A lot of people from my generation smoke dope, and it's not as easy as you think it is, okay?
So you think that's working?
I'm just saying, if you really want to start a black market, just go down the road of gun control.
By the way, it was already illegal for the perp to get the guns.
It is already against the law.
Absolutely.
The point here is, let me get to the second.
I guess maybe I can make my point better by the second thing.
Sure.
And I've worked with a lot of law enforcement officers, and many of them, if not most of them, tend to be more of the conservative ilk.
Right.
And if you talk to most cops, at least I know up here in New Jersey, they will tell you that, you know, arming citizens, we all have a right to bear arms and own guns.
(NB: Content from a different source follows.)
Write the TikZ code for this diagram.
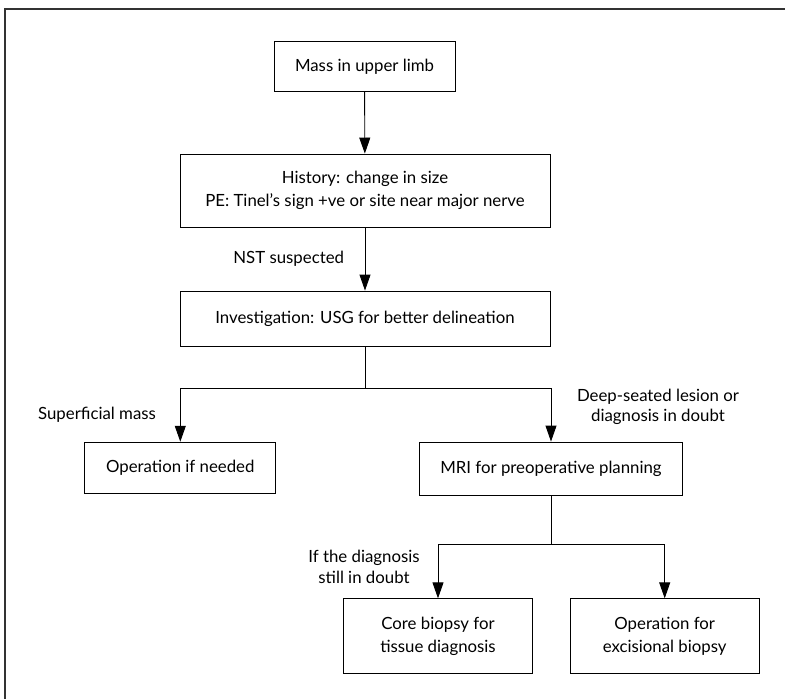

But that doesn't mean that we have the right to just go out and in five minutes purchase a firearm.
A firearm is like buying a car.
You need to be capable of using it in a responsible manner.
And you take an 18-year-old, you put a gun in their hand, particularly in a place like Virginia.
Okay, number one, the brain development, they may be more mature than I was back many years ago, but the fact is that emotionally, they are still not fully grown up.
You put a bunch of people on a campus with handguns, and all you're doing is inviting trouble.
So clearly, we should not arm the military because you've got a lot of 18-year-olds there.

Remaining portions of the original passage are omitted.